Exercise instructions
Filter the listing below, copying every line in which the word "this" appears.

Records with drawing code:

┄┄┄┄┄┄┄┄┄┄

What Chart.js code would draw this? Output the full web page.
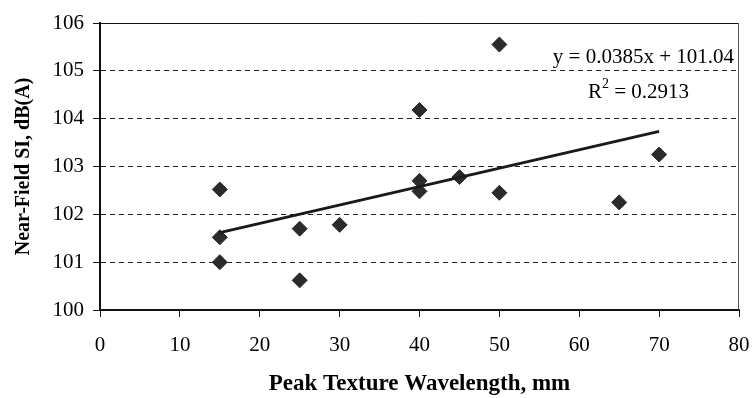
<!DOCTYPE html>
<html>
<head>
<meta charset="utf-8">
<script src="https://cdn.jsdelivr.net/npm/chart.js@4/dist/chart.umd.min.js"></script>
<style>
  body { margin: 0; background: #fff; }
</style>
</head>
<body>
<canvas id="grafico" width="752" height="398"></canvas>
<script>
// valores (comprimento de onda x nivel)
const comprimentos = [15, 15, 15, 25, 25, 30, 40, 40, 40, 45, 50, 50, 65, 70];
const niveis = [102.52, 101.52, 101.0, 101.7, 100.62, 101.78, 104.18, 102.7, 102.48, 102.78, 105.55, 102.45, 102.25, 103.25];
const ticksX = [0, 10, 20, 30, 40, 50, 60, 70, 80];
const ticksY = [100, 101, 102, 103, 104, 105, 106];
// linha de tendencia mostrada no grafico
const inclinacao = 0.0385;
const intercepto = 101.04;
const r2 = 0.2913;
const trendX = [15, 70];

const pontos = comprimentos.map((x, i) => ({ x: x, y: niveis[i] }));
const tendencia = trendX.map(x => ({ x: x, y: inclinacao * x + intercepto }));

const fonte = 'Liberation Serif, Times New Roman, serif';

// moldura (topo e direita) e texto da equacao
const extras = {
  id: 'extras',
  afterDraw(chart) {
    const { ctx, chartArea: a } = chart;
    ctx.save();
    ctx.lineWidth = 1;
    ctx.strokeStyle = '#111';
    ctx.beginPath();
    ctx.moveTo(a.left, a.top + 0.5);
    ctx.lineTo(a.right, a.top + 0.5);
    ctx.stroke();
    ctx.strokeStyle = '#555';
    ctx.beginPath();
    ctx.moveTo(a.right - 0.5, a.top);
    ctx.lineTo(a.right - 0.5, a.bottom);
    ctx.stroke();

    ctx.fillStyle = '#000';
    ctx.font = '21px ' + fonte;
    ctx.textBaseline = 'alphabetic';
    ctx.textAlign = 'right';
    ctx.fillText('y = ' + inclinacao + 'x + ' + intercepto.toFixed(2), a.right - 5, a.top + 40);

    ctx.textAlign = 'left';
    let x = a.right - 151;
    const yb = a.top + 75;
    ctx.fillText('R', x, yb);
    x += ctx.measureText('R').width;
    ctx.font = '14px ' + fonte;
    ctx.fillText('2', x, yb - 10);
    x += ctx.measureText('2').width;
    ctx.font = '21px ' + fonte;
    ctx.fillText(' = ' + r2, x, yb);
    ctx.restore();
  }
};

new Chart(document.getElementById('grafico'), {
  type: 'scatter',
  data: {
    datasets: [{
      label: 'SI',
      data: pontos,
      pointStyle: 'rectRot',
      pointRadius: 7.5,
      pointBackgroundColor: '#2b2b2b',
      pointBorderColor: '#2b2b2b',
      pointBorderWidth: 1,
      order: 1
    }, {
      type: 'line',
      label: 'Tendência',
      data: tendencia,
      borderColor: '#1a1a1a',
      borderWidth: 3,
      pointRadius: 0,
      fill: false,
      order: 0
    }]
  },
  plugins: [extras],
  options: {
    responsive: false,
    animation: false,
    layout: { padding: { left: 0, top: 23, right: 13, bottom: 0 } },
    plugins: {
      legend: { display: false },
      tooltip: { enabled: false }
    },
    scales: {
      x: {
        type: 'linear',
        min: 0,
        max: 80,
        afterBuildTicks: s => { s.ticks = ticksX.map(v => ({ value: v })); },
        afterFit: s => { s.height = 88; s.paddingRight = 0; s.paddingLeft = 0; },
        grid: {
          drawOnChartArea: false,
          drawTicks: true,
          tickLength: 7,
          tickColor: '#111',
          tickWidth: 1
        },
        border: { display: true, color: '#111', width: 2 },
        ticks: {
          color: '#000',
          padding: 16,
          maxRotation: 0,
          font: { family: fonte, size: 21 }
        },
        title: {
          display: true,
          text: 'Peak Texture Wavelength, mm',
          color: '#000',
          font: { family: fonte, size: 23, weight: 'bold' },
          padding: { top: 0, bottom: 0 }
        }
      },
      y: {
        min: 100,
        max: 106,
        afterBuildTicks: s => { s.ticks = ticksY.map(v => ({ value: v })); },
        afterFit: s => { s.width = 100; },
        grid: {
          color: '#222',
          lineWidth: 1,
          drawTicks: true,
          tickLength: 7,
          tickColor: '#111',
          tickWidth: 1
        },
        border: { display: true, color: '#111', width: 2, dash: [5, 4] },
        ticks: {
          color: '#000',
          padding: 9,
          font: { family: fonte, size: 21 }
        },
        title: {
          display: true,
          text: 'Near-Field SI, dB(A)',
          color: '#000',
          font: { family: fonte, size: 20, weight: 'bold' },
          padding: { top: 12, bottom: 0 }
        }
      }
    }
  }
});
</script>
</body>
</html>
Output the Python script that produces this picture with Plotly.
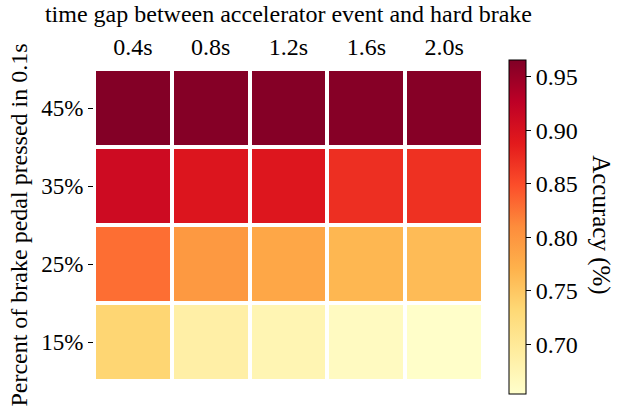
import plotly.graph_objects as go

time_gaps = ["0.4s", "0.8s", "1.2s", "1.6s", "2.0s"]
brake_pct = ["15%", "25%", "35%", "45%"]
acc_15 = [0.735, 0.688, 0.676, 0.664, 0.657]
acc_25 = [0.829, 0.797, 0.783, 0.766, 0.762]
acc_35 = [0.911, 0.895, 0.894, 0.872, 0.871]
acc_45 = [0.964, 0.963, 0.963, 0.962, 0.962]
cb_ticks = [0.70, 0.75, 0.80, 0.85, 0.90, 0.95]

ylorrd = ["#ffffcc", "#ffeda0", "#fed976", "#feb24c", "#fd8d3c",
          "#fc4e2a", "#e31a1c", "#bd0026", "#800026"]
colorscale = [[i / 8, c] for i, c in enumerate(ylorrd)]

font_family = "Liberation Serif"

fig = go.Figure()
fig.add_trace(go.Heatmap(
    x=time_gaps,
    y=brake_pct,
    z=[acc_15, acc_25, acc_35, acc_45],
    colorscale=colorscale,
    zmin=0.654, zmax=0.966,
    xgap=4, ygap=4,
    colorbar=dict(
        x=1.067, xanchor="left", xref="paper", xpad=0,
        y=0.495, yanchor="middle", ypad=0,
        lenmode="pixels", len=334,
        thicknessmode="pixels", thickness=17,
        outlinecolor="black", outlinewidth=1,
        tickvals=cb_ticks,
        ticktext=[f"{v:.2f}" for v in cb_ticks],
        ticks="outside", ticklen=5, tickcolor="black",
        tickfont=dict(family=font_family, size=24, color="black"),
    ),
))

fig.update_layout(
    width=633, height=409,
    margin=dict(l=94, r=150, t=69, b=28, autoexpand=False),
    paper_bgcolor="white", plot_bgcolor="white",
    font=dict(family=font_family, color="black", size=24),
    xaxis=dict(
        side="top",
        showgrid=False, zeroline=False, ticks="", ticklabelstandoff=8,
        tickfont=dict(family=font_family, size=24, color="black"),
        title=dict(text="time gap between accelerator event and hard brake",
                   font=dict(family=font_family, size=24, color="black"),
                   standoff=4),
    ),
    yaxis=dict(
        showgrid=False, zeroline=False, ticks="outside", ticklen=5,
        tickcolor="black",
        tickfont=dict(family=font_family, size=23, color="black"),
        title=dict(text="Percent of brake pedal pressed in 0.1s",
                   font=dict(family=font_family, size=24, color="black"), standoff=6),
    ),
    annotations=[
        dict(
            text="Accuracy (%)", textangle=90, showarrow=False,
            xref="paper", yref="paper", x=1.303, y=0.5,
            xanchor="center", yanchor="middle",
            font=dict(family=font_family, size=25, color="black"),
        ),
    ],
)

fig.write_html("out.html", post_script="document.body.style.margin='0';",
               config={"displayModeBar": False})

┄┄┄┄┄┄┄┄┄┄

Correct output
What Chart.js code would draw this? Output the full web page.
Output the Python script that produces this picture with Plotly.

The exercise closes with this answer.